AUJOURD’HUI, la seule option efficace est radicale : la cholécystectomie. On comprend ainsi que le traitement des porteurs chroniques de salmonelles ayant des lithiases biliaires n’est pas aisé dans les zones endémiques. Des chercheurs mexicains ouvrent une piste à des alternatives thérapeutiques en mettant à jour le mécanisme par lequel la présence de lithiases biliaires favorise la pérennisation de l’infection. « Le dépôt d’un biofilm sur des lithiases biliaires survient chez des sujets porteurs de salmonelles, explique l’équipe de John Gunn. Ce qui suggère une cible thérapeutique inédite pour empêcher la propagation de la fièvre typhoïde. » Un autre mécanisme que l’infection seule semblait en cause en effet, puisque le traitement antibiotique restait désespérément sans effet sur la persistance microbienne. L’équipe de scientifiques a testé l’hypothèse du biofilm sur les lithiases de cholestérol dans le portage typhique, à la fois chez la souris et chez l’homme.

Des antibiotiques inefficaces.

Des souris susceptibles aux lithiases et nourries pendant huit semaines avec un régime lithogénique ont développé des lithiases biliaires sur lesquelles s’est déposé un biofilm au cours de l’infection persistante à un sérotype de salmonelle, le Typhimurium.
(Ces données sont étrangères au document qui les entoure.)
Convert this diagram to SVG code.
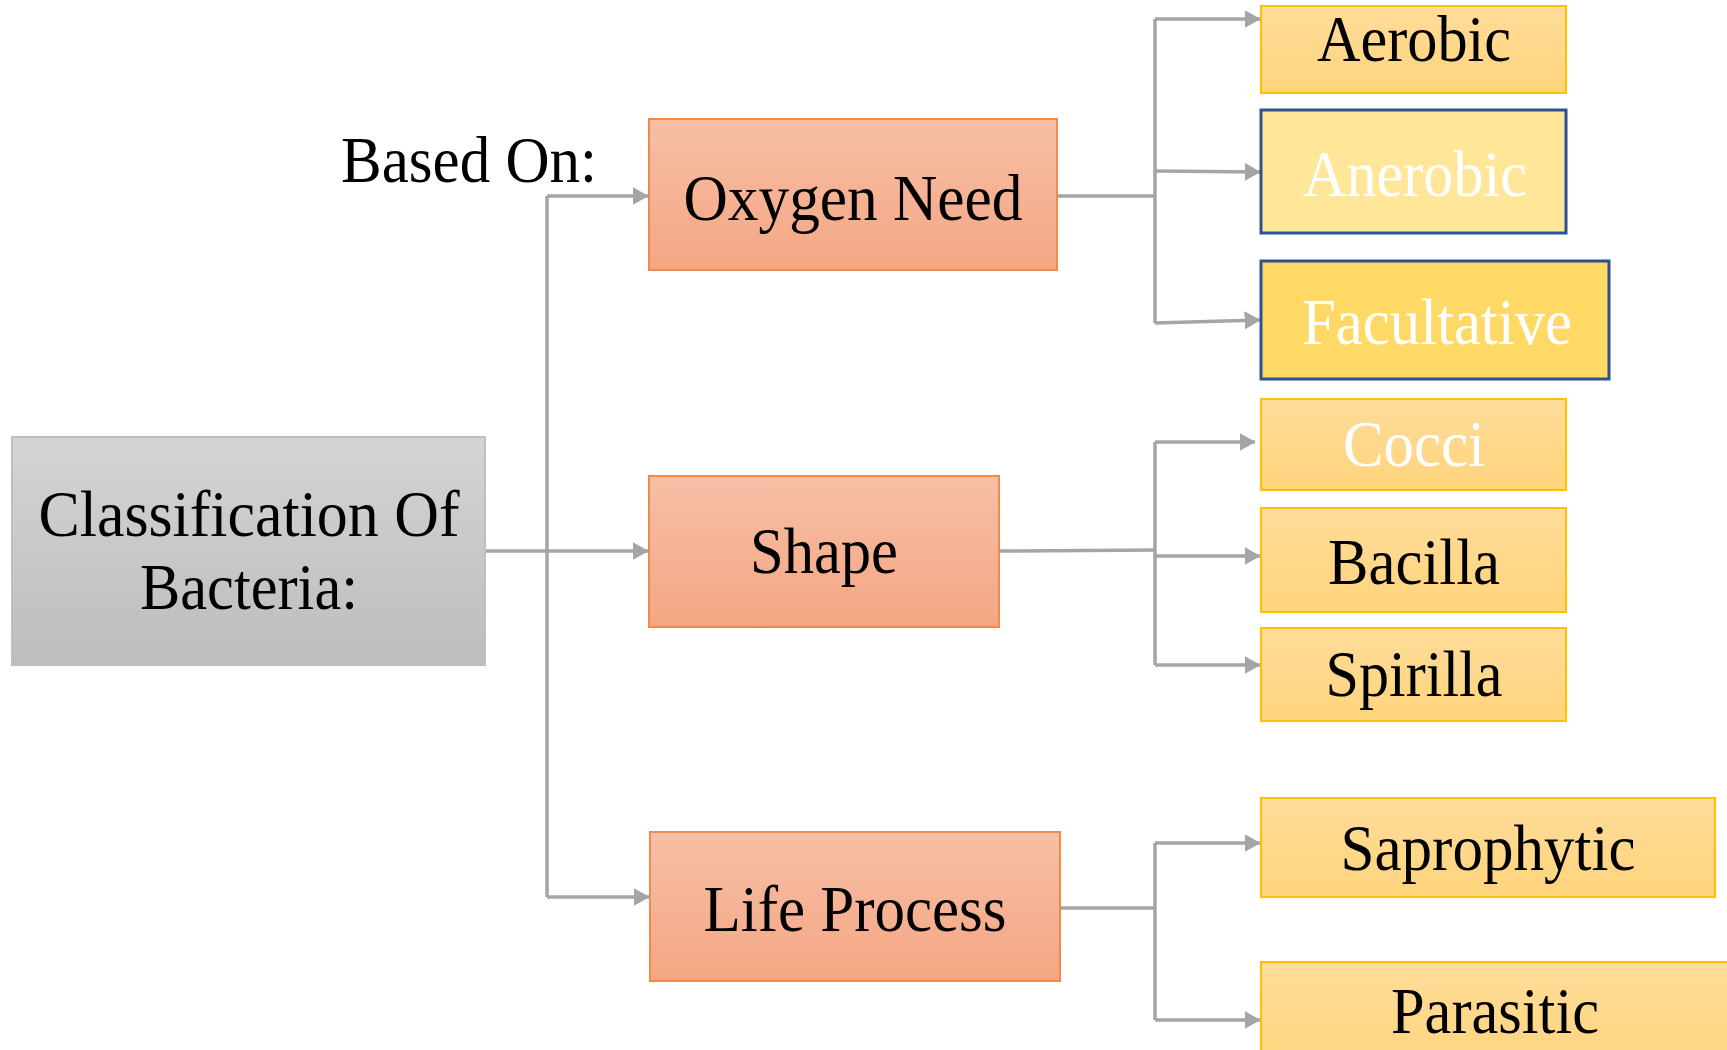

Par voie de conséquence, la contamination fécale s’est retrouvée majorée, ainsi que la colonisation de la bile et de la vésicule. À Mexico, où l’infection est endémique, 5 % des patients ayant une lithiase vésiculaire étaient porteurs de salmonelles, et des biofilms bactériens ont été visualisés sur les lithiases. À l’inverse, il n’y avait pas de biofilm au cours d’une infection biliaire à E. coli.

Les salmonelles infectant la vésicule biliaire peuvent entraîner une infection aiguë avec cholécystite, ou persister dans cet organe des années après les premiers symptômes. La bactérie utiliserait un mécanisme particulier favorisant la colonisation dans un environnement riche en bile, peu favorable à la multiplication bactérienne. Comme cette sécrétion digestive est émulsifiante et antimicrobienne, les salmonelles ont dû s’adapter pour résister aux propriétés détergentes. La formation d’un biofilm correspond à cette nécessité, celui-ci étant déposé sur les lithiases environnantes. En effet, le portage chronique bactérien est fréquemment associé à la présence de lithiases cholestéroliques, contrairement à celles composées de calcium. En cas de portage à la fois de Salmonella Typhi et de lithiases vésiculaires, les antibiotiques sont inefficaces pour éradiquer l’infection bactérienne, avec un risque élevé de carcinome hépatobiliaire. La découverte du rôle du biofilm devrait permettre le développement de nouveaux traitements pour diminuer le portage chronique à S Typhi et la transmission interhumaine.

Proc Natl Acad Sci USA, édition du 22 février 2010.